As the above plot shows, the model we implemented gives a very accurate monthly forecast, the overall relative error (accuracy) is an excellent 2.79% and the R-squared (relationship) is an excellent 0.997 – almost 1.

This allows for accurate monthly forecasts and even though the model was not designed for longer forecasts we can extrapolate the forecasts for several months. Doing so yields the following 3-month forecast for container throughput:



We have also developed a methodology using an ARIMA model to plug the gap between long and short term forecasting. ARIMA means autoregressive integrated moving average. As with a neural network, it forecasts based on historical values, so is not reliant on covariates like GDP, but it is is less dependent on the amount of data available. Therefore, it is more useful in situations where the quantity of data is relatively small. For an ARIMA model we need to calibrate certain parameters. These are the time lags involved, the extent to which we look at the difference in trade volumes between periods rather than just the total volumes and the length of time to be considered in the moving average.

We run this procedure for each trade lane, identifying the best model for each.
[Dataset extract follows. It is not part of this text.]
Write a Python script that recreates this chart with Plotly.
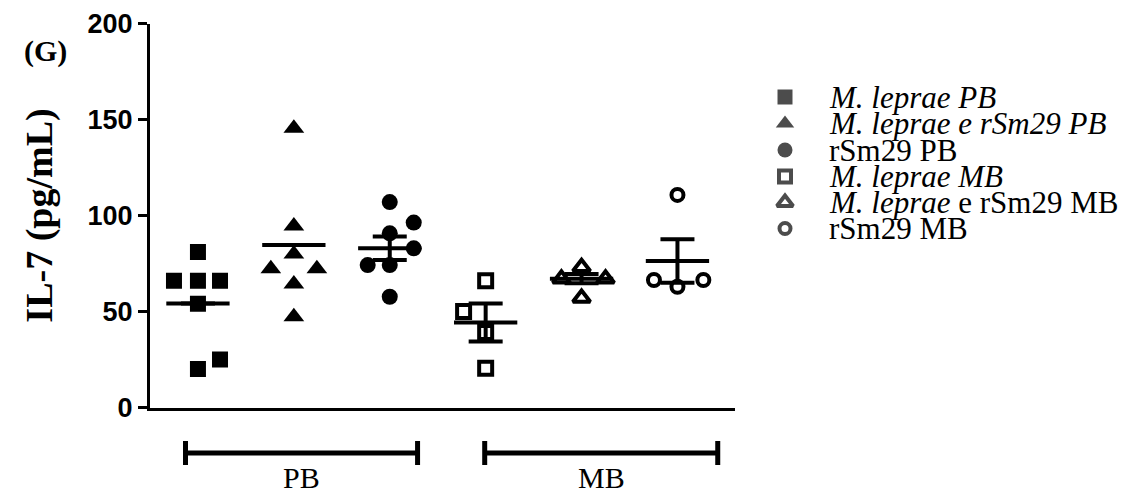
import plotly.graph_objects as go

# ---------------- data ----------------
group_names = ["M. leprae PB", "M. leprae e rSm29 PB", "rSm29 PB",
               "M. leprae MB", "M. leprae e rSm29 MB", "rSm29 MB"]
legend_labels = ["<i>M. leprae PB</i>", "<i>M. leprae e rSm29 PB</i>", "rSm29 PB",
                 "<i>M. leprae MB</i>", "<i>M. leprae</i> e rSm29 MB", "rSm29 MB"]

ml_pb = [81, 66, 66, 66, 54, 25, 20]
ml_rsm_pb = [145.4, 94.5, 79.9, 72.3, 72.3, 64.3, 47.3]
rsm_pb = [107, 96.3, 90.7, 82.9, 74.2, 74.2, 57.7]
ml_mb = [66, 50, 39, 20.5]
ml_rsm_mb = [73, 67, 67, 57]
rsm_mb = [110.7, 66.4, 66.4, 62.9]
values = [ml_pb, ml_rsm_pb, rsm_pb, ml_mb, ml_rsm_mb, rsm_mb]

# horizontal scatter offsets of the points within each column
offsets = [
    [0, -0.25, 0, 0.23, 0, 0.23, 0],
    [0, 0, 0, -0.24, 0.24, 0, 0],
    [0, 0.25, 0, 0.25, -0.23, 0, 0],
    [0, -0.23, 0, 0],
    [0, -0.21, 0.25, 0],
    [0, -0.245, 0.27, 0],
]

means = [54.2, 84.6, 82.9, 44.3, 67.1, 76.3]
sems = [0, 0, 6.1, 9.9, 2.4, 11.3]

y_ticks = [0, 50, 100, 150, 200]
bottom_groups = ["PB", "MB"]

# ---------------- styles ----------------
W, H = 1143, 493
px_left, px_right, px_top, px_bottom = 150, 735, 23.5, 407.5
symbols = ["square", "triangle-up", "circle", "square-open", "triangle-up-open", "circle-open"]
sizes = [16, 18, 16, 13, 15, 12]
SERIF = "Liberation Serif, Times New Roman, serif"
SANS = "Liberation Sans, Arial, sans-serif"

fig = go.Figure()

xpos = list(range(1, len(values) + 1))
for i, vals in enumerate(values):
    fig.add_trace(go.Scatter(
        x=[xpos[i] + o for o in offsets[i]], y=vals, mode="markers",
        name=group_names[i], showlegend=False,
        marker=dict(symbol=symbols[i], size=sizes[i], color="black",
                    line=dict(color="black", width=4 if "open" in symbols[i] else 0)),
    ))

# mean lines
mx, my = [], []
for i, m in enumerate(means):
    mx += [xpos[i] - 0.33, xpos[i] + 0.33, None]
    my += [m, m, None]
fig.add_trace(go.Scatter(x=mx, y=my, mode="lines", line=dict(color="black", width=4),
                         showlegend=False, hoverinfo="skip"))

# SEM error bars
fig.add_trace(go.Scatter(
    x=xpos, y=means, mode="markers", marker=dict(size=1, color="rgba(0,0,0,0)"),
    error_y=dict(type="data", array=sems, visible=True, color="black", thickness=4, width=17),
    showlegend=False, hoverinfo="skip"))

# manual legend in pixel coordinates (x2/y2 full-page subplot)
leg_rows = [97, 123.5, 150, 176.5, 202.5, 228.5]
fig.add_trace(go.Scatter(
    x=[785] * len(symbols), y=leg_rows, mode="markers", xaxis="x2", yaxis="y2",
    marker=dict(symbol=symbols, size=[15, 16, 15, 12, 14, 11], color="black",
                line=dict(color="black", width=[0, 0, 0, 4, 4, 4])),
    showlegend=False, hoverinfo="skip"))
for lbl, yy in zip(legend_labels, leg_rows):
    fig.add_annotation(x=827, y=yy, xref="x2", yref="y2", text=lbl, showarrow=False,
                       xanchor="left", yanchor="middle",
                       font=dict(family=SERIF, size=31, color="black"))

# group brackets under the axis
brackets = [(0.87, 3.29), (3.99, 6.42)]
for (x0, x1), lbl in zip(brackets, bottom_groups):
    fig.add_shape(type="line", xref="x", yref="y2", x0=x0, x1=x1, y0=453, y1=453,
                  line=dict(color="black", width=5))
    for xx in (x0, x1):
        fig.add_shape(type="line", xref="x", yref="y2", x0=xx, x1=xx, y0=441, y1=465,
                      line=dict(color="black", width=5))
    fig.add_annotation(x=(x0 + x1) / 2, y=477, xref="x", yref="y2", text=lbl,
                       showarrow=False, xanchor="center", yanchor="middle",
                       font=dict(family=SERIF, size=30, color="black"))

fig.add_annotation(x=45, y=51, xref="x2", yref="y2", text="<b>(G)</b>", showarrow=False,
                   xanchor="center", yanchor="middle",
                   font=dict(family=SERIF, size=30, color="black"))

fig.update_layout(
    width=W, height=H, margin=dict(l=0, r=0, t=0, b=0),
    paper_bgcolor="white", plot_bgcolor="rgba(0,0,0,0)", showlegend=False,
    xaxis=dict(domain=[px_left / W, px_right / W], range=[0.5, 6.6], showgrid=False,
               zeroline=False, showline=True, linecolor="black", linewidth=3,
               showticklabels=False, ticks="", fixedrange=True, anchor="y"),
    yaxis=dict(domain=[(H - px_bottom) / H, (H - px_top) / H], range=[0, 200],
               tickvals=y_ticks, ticks="outside", ticklen=9, tickwidth=3, tickcolor="black",
               showgrid=False, zeroline=False, showline=True, linecolor="black", linewidth=3,
               tickfont=dict(family=SANS, size=27, color="black", weight="bold"),
               title=dict(text="<b>IL-7 (pg/mL)</b>", standoff=24,
                          font=dict(family=SERIF, size=38, color="black")),
               automargin=False, anchor="x"),
    xaxis2=dict(domain=[0, 1], range=[0, W], visible=False, anchor="y2", fixedrange=True),
    yaxis2=dict(domain=[0, 1], range=[H, 0], visible=False, anchor="x2", fixedrange=True),
)

fig.write_html("out.html")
As an example, the chart here shows our model for Asia-North Europe.

For Asia – North Europe, our ARIMA model gives a good medium term monthly forecast. The overall relative error is 4.5%. This shows a lower error than the GDP, but higher than the neural network. In this case, the advantage of this model is that it can be used for medium term forecasting (i.e. up to a year) with less accuracy decrease than a deep learning approach.